FERNANDINHA: Depois de cinco dias na Ilha de São Miguel, no Arquipélago dos Açores, trouxe comigo 40 amigos. Alguns que eu nem conheci pessoalmente, mas que são amigos até hoje. O idioma aproxima muito. No idioma está contida a cultura, os seja, os valores que ficam visíveis nas escolhas dos significados sutis do discurso. Esses valores me afastam e me agregam. Eu os percebo nitidamente. Nasceram lá no Arquipélago, antepassados da parte da minha mãe, avó, bisavó… e como sabes, minha avó Cecília Meireles, mãe da minha mãe; ela escreveu que a Jacintha, avó dela — de Cecília –, “falava como Camões e inglesava”. Logo, esta feição de caráter de ilhéu pode incluir muitas origens culturais, mas principalmente a convivência pacífica com as diversidades de origens e culturas. Isto oferece um perfil de ouvido musical para a compreensão de diversos idiomas, amor pelo desconhecido, trocas de inteligências espontâneas, sentimento de família entre desconhecidos, acolhimento. Sempre. Eu tive no continente primos que falavam e escreviam como Camões… parentes do meu avô materno, mas também por parte do meu pai, são todos ilhéus. Ou do Arquipélago da Madeira ou da Ilha de Marajó. Eu tenho esse caráter de ilhéu. São mesmo traços da minha personalidade.

ESMERIL: Você acompanha a Literatura Brasileira contemporânea?

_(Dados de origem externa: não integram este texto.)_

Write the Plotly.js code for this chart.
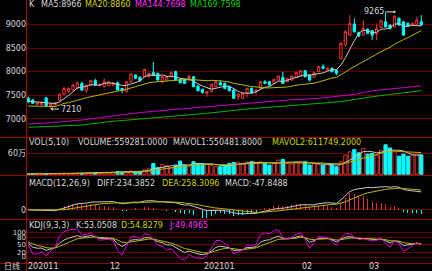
<!DOCTYPE html>
<html><head><meta charset="utf-8">
<script src="https://cdn.plot.ly/plotly-3.0.1.min.js"></script>
<style>html,body{margin:0;padding:0;background:#000;overflow:hidden}#chart{width:432px;height:271px}</style>
</head><body><div id="chart"></div>
<script>
// ---- data ----
const openP  = [7435,7400,7310,7300,7445,7270,7300,7400,7525,7580,7610,7645,7750,7600,7715,7810,7705,7680,7700,7715,
7765,7645,7575,7785,7930,7880,7893,7893,7978,7963,7787,7823,7893,7999,7837,7837,7823,7893,7696,7625,
7540,7576,7682,7766,7752,7682,7611,7470,7435,7555,7646,7576,7646,7787,7787,7752,7823,7879,7788,7823,
7879,7928,8020,7928,7879,7999,8105,8034,8070,8034,8281,8563,8774,9007,8823,8774,8894,8866,8809,8936,
9056,8985,8950,9127,9056,9021,8985,9007,9056];
const highP  = [7470,7420,7360,7370,7470,7340,7360,7540,7680,7670,7740,7790,7790,7730,7830,7850,7750,7860,7800,7780,
7790,7660,7800,7960,7940,7900,8060,7980,8210,7980,7910,7910,8000,8020,7850,7860,7930,7910,7710,7640,
7590,7745,7810,7822,7770,7700,7630,7540,7560,7660,7670,7630,7800,7822,7800,7850,7920,8000,7870,7925,
7990,8040,8040,7940,7990,8120,8160,8090,8090,8050,8633,8880,9197,9127,8850,9091,8920,8880,9021,9100,
9265,9000,9197,9150,9070,9040,9040,9162,9197];
const lowP   = [7330,7320,7290,7280,7260,7210,7270,7380,7500,7560,7590,7620,7590,7555,7700,7700,7690,7665,7690,7700,
7600,7540,7560,7770,7840,7790,7880,7880,7910,7810,7752,7810,7880,7810,7750,7740,7810,7670,7580,7540,
7470,7560,7670,7700,7630,7580,7420,7400,7420,7456,7540,7505,7630,7740,7700,7740,7810,7740,7775,7810,
7865,7910,7880,7788,7865,7985,8050,8020,7985,7928,8246,8528,8750,8830,8730,8760,8790,8668,8668,8920,
8930,8880,8930,8970,8760,8950,8970,8990,8970];
const closeP = [7365,7330,7340,7350,7280,7320,7340,7525,7645,7645,7715,7765,7610,7715,7810,7715,7725,7785,7785,7765,
7610,7600,7785,7950,7860,7810,8048,7963,7928,7823,7893,7893,7978,7823,7766,7752,7907,7682,7597,7555,
7576,7731,7787,7717,7646,7597,7435,7526,7540,7646,7555,7611,7787,7752,7717,7837,7907,7752,7858,7907,
7978,8020,7893,7823,7978,8105,8070,8070,7999,7964,8598,8845,9021,8845,8753,8915,8809,8774,8915,9077,
8950,8915,9162,8985,8774,8964,9021,9091,8985];
const volume = [12000,10000,10000,12000,15000,12000,20000,30000,35000,28000,30000,35000,30000,28000,32000,40000,35000,50000,45000,55000,
75000,70000,80000,95000,80000,85000,130000,160000,314000,190000,286000,248000,190000,267000,381000,267000,220000,362000,314000,314000,
286000,248000,219000,219000,267000,314000,340000,350000,314000,350000,362000,340000,360000,320000,267000,314000,410000,430000,314000,295000,
362000,362000,362000,267000,314000,286000,267000,295000,267000,219000,362000,552000,648000,714000,619000,743000,581000,600000,552000,695000,
850000,760000,648000,524000,581000,524000,552000,581000,559281];
const ma5Head  = [7375,7365,7350,7345];
const ma20Head = [7273,7270,7268,7265,7259,7259,7262,7294,7329,7343,7365,7400,7421,7449,7470,7484,7505,7527,7562];
const ma144Idx = [0,5,12,18,25,33,40,48,58,65,69,73,77,82,88];
const ma144    = [6892,6920,6977,7047,7135,7202,7259,7329,7400,7435,7470,7520,7597,7646,7698];
const ma169Idx = [0,5,12,18,25,33,40,48,58,65,70,77,83,88];
const ma169    = [6822,6836,6871,6942,6998,7047,7118,7202,7273,7330,7365,7470,7541,7598];
const kdjSeed  = [72,62];
const monthIdx  = [0,19,40,62,77];
const monthText = ['202011','12','202101','02','03'];
const priceTicks = [7000,7500,8000,8500,9000];
const volTicks = [600000], volTickText = ['60万'];
const macdTicks = [0];
const kdjTicks = [0,20,50,80,100];
const highLabel = {i:82, v:9265}, lowLabel = {i:5, v:7210};

// ---- indicators from the data ----
const N = closeP.length;
const idx = closeP.map((_,i)=>i);
const avg = a => a.reduce((s,v)=>s+v,0)/a.length;
const ma = (arr,n,head)=>arr.map((v,i)=> i<head.length ? head[i] : avg(arr.slice(i-n+1,i+1)));
const ma5 = ma(closeP,5,ma5Head), ma20 = ma(closeP,20,ma20Head);
const mav = (arr,n)=>arr.map((v,i)=>avg(arr.slice(Math.max(0,i-n+1),i+1)));
const mavol1 = mav(volume,5), mavol2 = mav(volume,10);
let e12=closeP[0], e26=closeP[0], dea=0; const diffA=[], deaA=[], histA=[];
closeP.forEach((c,i)=>{ if(i>0){e12+=(c-e12)*2/13; e26+=(c-e26)*2/27;} const d=e12-e26; if(i>0) dea+=(d-dea)*2/10; diffA.push(d); deaA.push(dea); histA.push(2*(d-dea)); });
let K=kdjSeed[0], D=kdjSeed[1]; const kA=[],dA=[],jA=[];
closeP.forEach((c,i)=>{ const s=Math.max(0,i-8); const lo=Math.min(...lowP.slice(s,i+1)), hi=Math.max(...highP.slice(s,i+1)); const rsv=hi===lo?50:(c-lo)/(hi-lo)*100; K=(2*K+rsv)/3; D=(2*D+K)/3; kA.push(K); dA.push(D); jA.push(3*K-2*D); });

// ---- styling ----
const RED='#f03434', CYAN='#00ffff', WHITE='#d8d8d8', YEL='#d2d200', MAG='#ff30ff', GRN='#00d000';
const up = closeP.map((c,i)=>c>=openP[i]);
const W=432,H=271,L=27;
const px2x = px=>(px-L)/(W-L), py2y = py=>1-py/H;
const line=(y,ax,color)=>({type:'scatter',mode:'lines',x:idx,y,yaxis:ax,line:{color,width:1},hoverinfo:'skip'});
const traces = [
 {type:'candlestick',x:idx,open:openP,high:highP,low:lowP,close:closeP,yaxis:'y',whiskerwidth:0,
  increasing:{line:{color:RED,width:1},fillcolor:'#000'},decreasing:{line:{color:CYAN,width:1},fillcolor:CYAN},hoverinfo:'skip'},
 line(ma5,'y','#c8c8c8'), line(ma20,'y','#b8b800'),
 {type:'scatter',mode:'lines',x:ma144Idx,y:ma144,yaxis:'y',line:{color:'#c800c8',width:1}},
 {type:'scatter',mode:'lines',x:ma169Idx,y:ma169,yaxis:'y',line:{color:'#00b400',width:1}},
 {type:'bar',x:idx,y:volume,yaxis:'y2',width:0.72,marker:{color:up.map(u=>u?'#000':CYAN),line:{color:up.map(u=>u?'#d83030':CYAN),width:1}}},
 line(mavol1,'y2','#c8c8c8'), line(mavol2,'y2','#b8b800'),
 {type:'bar',x:idx,y:histA,yaxis:'y3',width:0.22,marker:{color:histA.map(h=>h>=0?'#e03030':CYAN),line:{width:0}}},
 line(diffA,'y3','#c8c8c8'), line(deaA,'y3','#b8b800'),
 line(kA,'y4','#c8c8c8'), line(dA,'y4','#b8b800'), line(jA,'y4','#e000e0')
];
const tf = {size:8,color:WHITE,family:'DejaVu Sans, Noto Sans CJK SC'};
const yax = (domain,range,tickvals,ticktext,fs)=>({domain,range,tickvals,ticktext,fixedrange:true,showgrid:true,gridcolor:'#640000',gridwidth:1,zeroline:false,showline:false,ticks:'',tickfont:Object.assign({},tf,{size:fs||8}),anchor:'x'});
const lab=(px,py,text,color)=>({xref:'paper',yref:'paper',x:px2x(px),y:py2y(py),xanchor:'left',yanchor:'middle',text,showarrow:false,borderpad:0,font:{size:8,color,family:'DejaVu Sans'}});
const annotations = [
 lab(28,5,'K',WHITE), lab(40,5,'MA5:8966',WHITE), lab(84,5,'MA20:8860',YEL), lab(134,5,'MA144:7698',MAG), lab(189,5,'MA169:7598',GRN),
 lab(28,142,'VOL(5,10)',WHITE), lab(77,142,'VOLUME:559281.0000',WHITE), lab(172,142,'MAVOL1:550481.8000',WHITE), lab(271,142,'MAVOL2:611749.2000',YEL),
 lab(28,183,'MACD(12,26,9)',WHITE), lab(96,183,'DIFF:234.3852',WHITE), lab(161,183,'DEA:258.3096',YEL), lab(224,183,'MACD:-47.8488',WHITE),
 lab(28,225,'KDJ(9,3,3)',WHITE), lab(75,225,'K:53.0508',WHITE), lab(120,225,'D:54.8279',YEL), lab(168,225,'J:49.4965',MAG),
 {xref:'paper',yref:'paper',x:px2x(3),y:py2y(265.5),xanchor:'left',yanchor:'middle',text:'日线',showarrow:false,borderpad:0,font:{size:8,color:WHITE,family:'Noto Sans CJK SC'}},
 {x:highLabel.i,y:highLabel.v,xref:'x',yref:'y',text:String(highLabel.v),showarrow:true,ax:-20,ay:0,arrowhead:6,arrowsize:0.6,arrowwidth:1,arrowcolor:WHITE,font:{size:8,color:WHITE,family:'DejaVu Sans'}},
 {x:lowLabel.i,y:lowLabel.v,xref:'x',yref:'y',text:String(lowLabel.v),showarrow:true,ax:20,ay:0,arrowhead:1,arrowsize:0.7,arrowwidth:1,arrowcolor:WHITE,font:{size:8,color:WHITE,family:'DejaVu Sans'}}
].concat(monthIdx.map((m,k)=>({xref:'x',yref:'paper',x:m,y:py2y(266.5),xanchor:'left',yanchor:'middle',xshift:k?-4:-1,text:monthText[k],showarrow:false,borderpad:0,font:{size:8,color:WHITE,family:'DejaVu Sans'}})));
const hl=(py)=>({type:'line',xref:'paper',yref:'paper',x0:-L/(W-L),x1:1,y0:py2y(py),y1:py2y(py),line:{color:'#a00000',width:1}});
const layout = {
 width:W,height:H,margin:{l:L,r:0,t:0,b:0,pad:0},paper_bgcolor:'#000',plot_bgcolor:'#000',showlegend:false,hovermode:false,
 boxgap:0.28,bargap:0,
 xaxis:{domain:[0,1],range:[-0.29,90.4],showticklabels:false,showgrid:false,zeroline:false,rangeslider:{visible:false},fixedrange:true,anchor:'y4',ticks:''},
 yaxis: yax([py2y(137.5),1],[6607,9516],priceTicks),
 yaxis2:yax([py2y(175),py2y(138)],[-20000,1047000],volTicks,volTickText),
 yaxis3:yax([py2y(219.5),py2y(176)],[-123.5,435.5],macdTicks),
 yaxis4:yax([py2y(263),py2y(220)],[-24.5,151],kdjTicks,undefined,7),
 annotations,
 shapes:[hl(137.5),hl(175.5),hl(219.5),hl(263.5),
  {type:'line',xref:'paper',yref:'paper',x0:px2x(26.5),x1:px2x(26.5),y0:0,y1:1,line:{color:'#b00000',width:1}}]
};
Plotly.newPlot('chart',traces,layout,{staticPlot:true,displayModeBar:false});
</script></body></html>
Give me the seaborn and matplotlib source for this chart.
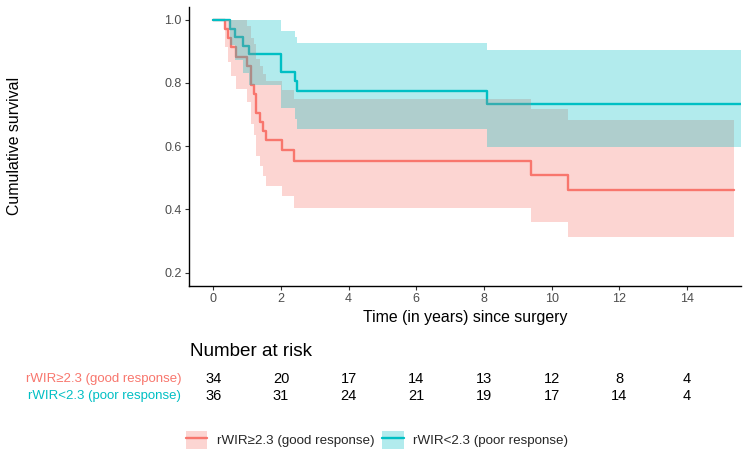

FERNANDINHA: Acompanho e conheço ótimos autores poetas. Tenho conhecido sempre mais. A poesia é muito importante. Ela traz essa concisão que o mundo moderno precisa na transmissão de informações essenciais, substanciais e em velocidade. É a linguagem mais moderna que existe no mundo. Sempre foi. E é a que é possível memorizar, não esquecer nunca mais; quando renascermos, recomeçaremos por ela. Porque isso é certo: civilizações soterradas ainda falam através da poesia aos homens dos dias de hoje.

ESMERIL: Agora, Fernandinha, você está livre para fazer as suas considerações finais.

FERNANDINHA: Muito agradecida, querido Vitor. Quero assinalar que minha avó Cecília Meireles, tendo falecido em 9 de novembro de 1964, não morreu. Está viva e é uma autêntica imortal. Ainda hoje as pessoas querem o número do telefone, o e-mail, etc… para contactá-la. Nesta data eu conto números irrelevantes, serão 58 anos de saudades? Mas ela está aqui e agora, aos 121 anos.